The newly appointed Egyptian prime minister stressed that he is not taking “political association” when choosing ministers, saying that he may appoint officials from the Freedom and Justice party—the political wing of the Muslim Brotherhood—if they are qualified for the post.

“I’m taking two criteria for the next government: efficiency and credibility,” he said.

However, the Muslim Brotherhood has already rejected offers from Beblawi to join the new government, calling for a mass rally on Friday to protest against what it deems “a bloody military coup.”

Egypt’s state prosecutor issued an arrest warrant for Muslim Brotherhood leader Mohamed Badie and a number of other senior figures yesterday. Badie is accused of inciting the violence in Cairo on Monday in which more than 50 people were killed when Brotherhood supporters allegedly tried to storm the Republican Guard barracks were ousted president Mohamed Mursi is being held.

The Brotherhood denounced the arrest warrants and detention of its leadership, viewing this as a return to the Mubarak-era approach.
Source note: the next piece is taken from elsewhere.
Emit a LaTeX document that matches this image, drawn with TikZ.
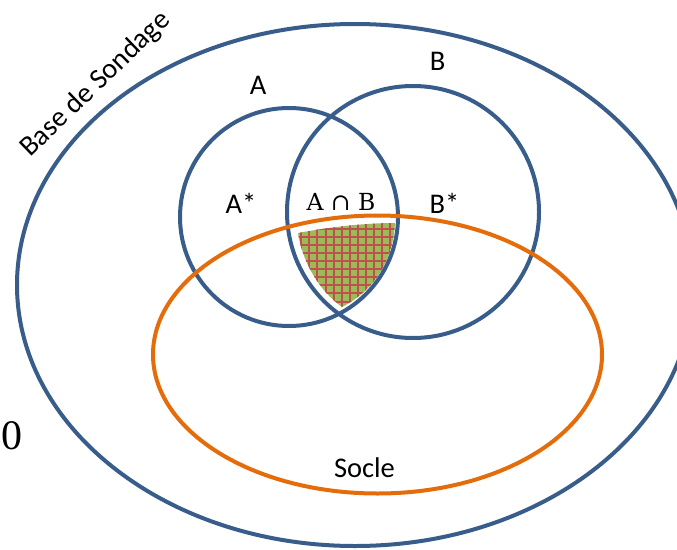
\documentclass[tikz,border=0pt]{standalone}
\usepackage{fontspec}
\newfontfamily\labelfont{Carlito}
\newfontfamily\zerofont{Liberation Serif}
\newfontfamily\capfont{DejaVu Serif}
\definecolor{setblue}{HTML}{385D8A}
\definecolor{socleorange}{HTML}{E46C0A}
\definecolor{hatchgreen}{HTML}{9BBB59}
\definecolor{hatchred}{HTML}{C0504D}
\tikzset{
  setline/.style={draw=setblue, line width=4pt},
  socleline/.style={draw=socleorange, line width=4pt},
  lbl/.style={inner sep=0pt, anchor=base, font=\labelfont\fontsize{28.5}{34}\selectfont},
}
\begin{document}
\begin{tikzpicture}[x=1pt,y=-1pt]
\useasboundingbox (0,0) rectangle (677,549);
\clip (0,0) rectangle (677,549);
% hatched intersection
\begin{scope}
  \clip (298,233) .. controls (330,227) and (365,223) .. (395,223)
        .. controls (393,260) and (375,290) .. (342,307)
        .. controls (318,290) and (302,260) .. cycle;
  \fill[hatchgreen] (280,210) rectangle (410,320);
  \foreach \i in {0,...,18} {
    \draw[hatchred, line width=2pt] (285.0+8.1*\i,210) -- (285.0+8.1*\i,320);
    \draw[hatchred, line width=2pt] (280,212.4+8.1*\i) -- (410,212.4+8.1*\i);
  }
\end{scope}
% sets
\draw[setline] (355,285) ellipse[x radius=338, y radius=261];
\draw[setline] (289,217) circle[radius=109];
\draw[setline] (413,212) circle[radius=126];
\draw[socleline] (377.5,354.5) ellipse[x radius=224.5, y radius=139];
% labels
\node[lbl, rotate=44] (base) at (101,90) {Base de Sondage};
\node[lbl] (la) at (258,94) {A};
\node[lbl] (lb) at (437.5,70) {B};
\node[lbl] (las) at (241,213) {A*};
\node[lbl] (lbs) at (444.5,213) {B*};
\node[inner sep=0pt, anchor=base, font=\capfont\fontsize{23.5}{28}\selectfont] (lab) at (341,210) {A ∩ B};
\node[lbl] (socle) at (364.5,477) {Socle};
\node[inner sep=0pt, anchor=base, font=\zerofont\fontsize{42}{48}\selectfont] (zero) at (12,449) {0};
\end{tikzpicture}
\end{document}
Muslim Brotherhood spokesman Ahmed Araf told the Associated Press: “This just signals that dictatorship is back,” adding, “We are returning to what is worse than Mubarak’s regime, which wouldn’t dare to issue an arrest warrant for the general leader of the Muslim Brotherhood.”

Muslim Brotherhood spokesman Gehad El-Haddad said that the charges against Badie and other senior leaders were “nothing more than an attempt by the police state to dismantle the Rabaa [Al-Adawiya] protest.”

Security agencies have already arrested a number of senior Brotherhood leaders, reportedly including Badie’s powerful deputy, Khairat El-Shater. Egypt’s prosecutor-general’s office announced that senior Brotherhood figures Mohamed Badie, Mahmoud Ezzat, Mohammed El-Beltagy and Safwat Hegazy are suspected of inciting violence.

However, on Thursday Egypt’s Muslim Brotherhood vowed to continue “peaceful” resistance to the military’s ouster of Islamist president Mohamed Mursi. Muslim Brotherhood supporters have remained a fixture outside Rabaa Al-Adawiya mosque in eastern Cairo, denouncing the military’s ouster and pledging to remain in the streets until Mursi is returned to the presidential palace.

The Brotherhood also issued a statement distancing themselves from an attempted assassination of a senior army commander in the Sinai Peninsula on Wednesday.

Unknown gunmen in northern Sinai attempted to assassinate the commander of the Second Field Army, General Ahmed Wasfy, late Wednesday. A bystander was killed in an exchange of fire between the gunmen and the convoy guarding the senior military official. Wasfy was not hurt.

The assassination attempt is just the latest violent incident to have taken place in the Sinai Peninsula, where the security situation is steadily deteriorating. A Coptic Christian man was found decapitated in the area five days after he was kidnapped by gunmen, security officials reported on Thursday. An Egyptian security official revealed that “extremist groups” had captured the man on Saturday, the same day that a Coptic priest was also killed.

Religious extremists in the Sinai Peninsula are believed to be exploiting tensions and unrest across Egypt since the military ouster of Islamist president Mohamed Mursi last week.